Gorham designs prototypes in her Swampscott basement, which, for her, is a natural place to design and create.

She grew up tinkering with products and ideas in her grandfather’s basement in Buffalo, New York.

He was an inventor and used discarded materials from nearby factories to make products in his spare time, she said.

“We were green back before green was in style,” she said.

She remembers making Persian rugs and table runners.

Today, Savorii makes nautical bags, clutches, purses and satchels such as the Boston Symphony leather satchel.

Swampscott High School drama teacher James Pearse designed the slung bag.

It’s supple, stylish and heavy duty, and good for carrying notebooks or a 14-inch laptop.

The product is handmade by one of the last Lynn leather-goods makers, Frank O’Donnell.

O’Donnell, 77, learned the business in his father’s Lynn slipper factory, which he eventually took over after his father retired in the early 1960s.

Today he employs several of the last leather workers in a city that once employed thousand of leather workers.

He says Gorham comes into his basement leather shop with a design and asks if he can stitch the product together.

Her products combine ingenuity with simplicity and are useful.

“Not real fancy,” he said.

And he and the workers are grateful for the work.

Other native Savorii craftsmen include a Swampscott glass blower and jewelry maker.

Gorham and Fred Smith of Swampscott are working on a plan to provide work opportunities for homeless people.

Smith is the program director at St. Francis House in Boston, a shelter and rehabilitation center for homeless people.

Many of his clients have great potential, he says, but because of addiction, mental illness or prison time, many of them face rough prospects finding work.
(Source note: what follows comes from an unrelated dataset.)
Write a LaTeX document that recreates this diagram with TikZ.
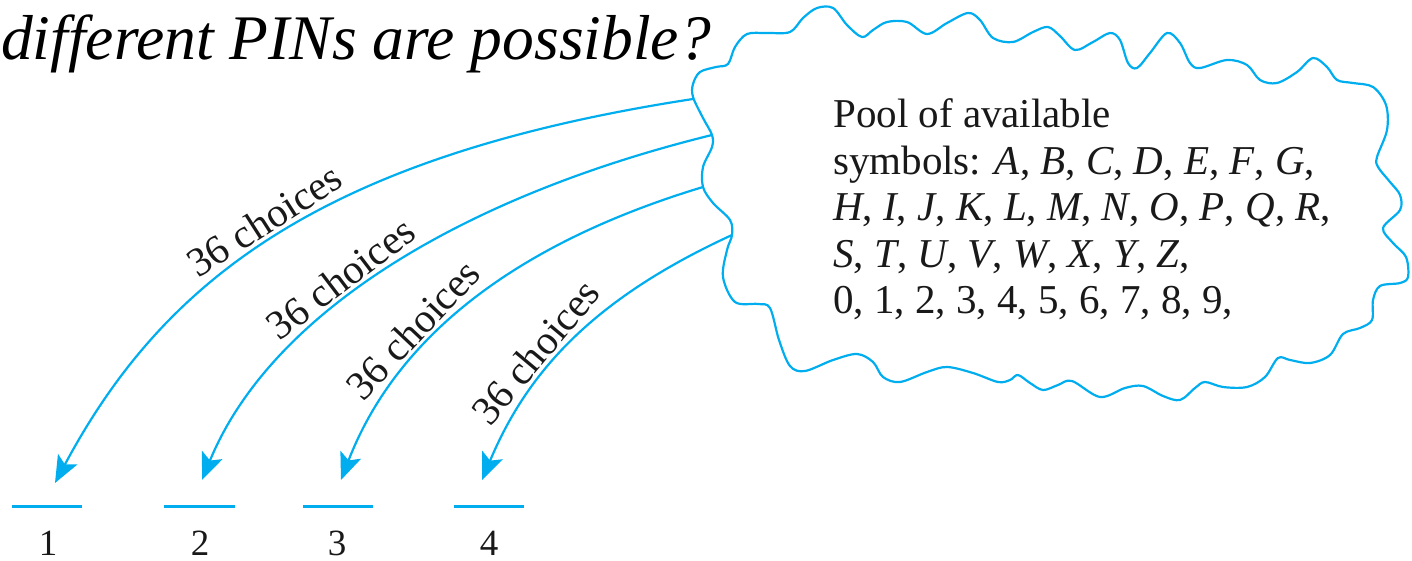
\documentclass[tikz,border=0pt]{standalone}
\usepackage{fontspec}
\setmainfont{Liberation Serif}
\usetikzlibrary{arrows.meta}
\definecolor{pcyan}{RGB}{0,174,239}
\newcommand\myit[1]{\textit{#1}}
\begin{document}
\begin{tikzpicture}[x=1pt,y=-1pt,
  cloudline/.style={draw=pcyan,line width=2.2pt,line join=round},
  arr/.style={draw=pcyan,line width=2.2pt,-{Stealth[length=27pt,width=22pt,inset=6pt]}, fill=none},
  lbl/.style={sloped,above,inner sep=4pt,font=\fontsize{41}{46}\selectfont,text=black!90},
  blank/.style={inner sep=0pt,minimum width=70pt,minimum height=0pt},
  blankline/.style={draw=pcyan,line width=3pt},
  num/.style={anchor=base,inner sep=0pt,font=\fontsize{37}{40}\selectfont,text=black!90},
  titletext/.style={anchor=base west,inner sep=0pt,font=\fontsize{63.5}{70}\selectfont\itshape},
  pooltext/.style={anchor=north west,inner sep=0pt,align=left,font=\fontsize{41}{46.5}\selectfont,text=black!90}
]
\useasboundingbox (0,0) rectangle (1412,561);

% title
\node[titletext] (title) at (1,60) {different PINs are possible?};

% cloud outline
\draw[cloudline] plot[smooth cycle,tension=0.55] coordinates {
(693,97) (693,84) (700,72) (716,67) (728,64) (735,47) (747,34) (767,33) (790,32) (803,18) (817,8) (833,8) (847,25) (862,37) (873,30) (887,22) (907,22) (927,34) (947,23) (968,13) (980,20) (993,38) (1013,42) (1033,32) (1048,27) (1060,36) (1075,50) (1093,42) (1110,33) (1120,40) (1128,63) (1137,68) (1150,53) (1167,33) (1180,43) (1190,63) (1200,68) (1227,60) (1247,65) (1260,80) (1277,83) (1297,72) (1313,58) (1327,67) (1337,80) (1353,83) (1373,87) (1386,105) (1387,130) (1377,157) (1378,167) (1390,182) (1400,195) (1400,210) (1383,228) (1393,243) (1406,257) (1408,277) (1400,283) (1380,286) (1373,300) (1372,320) (1360,328) (1343,334) (1330,355) (1310,363) (1290,360) (1278,358) (1265,377) (1247,387) (1223,387) (1205,382) (1195,388) (1180,400) (1163,396) (1143,386) (1125,388) (1100,397) (1072,381) (1058,385) (1043,390) (1030,383) (1018,375) (1010,380) (998,382) (973,373) (947,367) (927,372) (900,382) (883,377) (873,362) (857,354) (833,360) (805,371) (790,366) (779,340) (770,308) (758,304) (735,302) (723,277) (727,250) (732,235) (730,220) (713,203) (703,187) (703,167) (712,147) (712,135) (703,118)};

\node[pooltext] (pool) at (833,98.5) {Pool of available\\
symbols: \myit{A}, \myit{B}, \myit{C}, \myit{D}, \myit{E}, \myit{F}, \myit{G},\\
\myit{H}, \myit{I}, \myit{J}, \myit{K}, \myit{L}, \myit{M}, \myit{N}, \myit{O}, \myit{P}, \myit{Q}, \myit{R},\\
\myit{S}, \myit{T}, \myit{U}, \myit{V}, \myit{W}, \myit{X}, \myit{Y}, \myit{Z},\\
0, 1, 2, 3, 4, 5, 6, 7, 8, 9,};

% arrow start points on the cloud
\coordinate (c1) at (693,99);
\coordinate (c2) at (712,135);
\coordinate (c3) at (703,187);
\coordinate (c4) at (732,235);

% slots
\node[blank] (b1) at (47,506) {};
\node[blank] (b2) at (199.5,506) {};
\node[blank] (b3) at (338,506) {};
\node[blank] (b4) at (489,506) {};
\foreach \i in {1,2,3,4} \draw[blankline] (b\i.west) -- (b\i.east);
\node[num] (n1) at (48,555) {1};
\node[num] (n2) at (200,555) {2};
\node[num] (n3) at (337,555) {3};
\node[num] (n4) at (489,555) {4};

% arrow tips
\coordinate (t1) at (55,483);
\coordinate (t2) at (202,480);
\coordinate (t3) at (341,480);
\coordinate (t4) at (482,480);

\draw[arr] (c1) .. controls (321,156) and (163,281) .. (t1) node[lbl,pos=0.5] {36 choices};
\draw[arr] (c2) .. controls (460,197) and (270,314) .. (t2) node[lbl,pos=0.57] {36 choices};
\draw[arr] (c3) .. controls (511,245) and (395,340) .. (t3) node[lbl,pos=0.63] {36 choices};
\draw[arr] (c4) .. controls (595,298) and (528,370) .. (t4) node[lbl,pos=0.6] {36 choices};
\end{tikzpicture}
\end{document}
Savorii and opportunities like it offer a chance for some of these people to strike out on their own and become as productive as they see fit, Smith said.

“It’s seems a natural fit for what she is doing and we are doing,” he said of the Savorii/St. Francis connection.

Gorham and Smith met through his children. He adopted two children with diverse learning styles, he said.

One of his sons had Pat for his life skills class, he said.

Pat Gorham sees a connection between inventing and teaching students who have different learning styles, potential and needs.

“It's about having a vision and seeing the potential - in products and in people,” she said. 

Savorii offers a chance to draw on local resources and satisfy local needs.

“I’ve always (wanted) to have this chance to savor our local resources,” she said.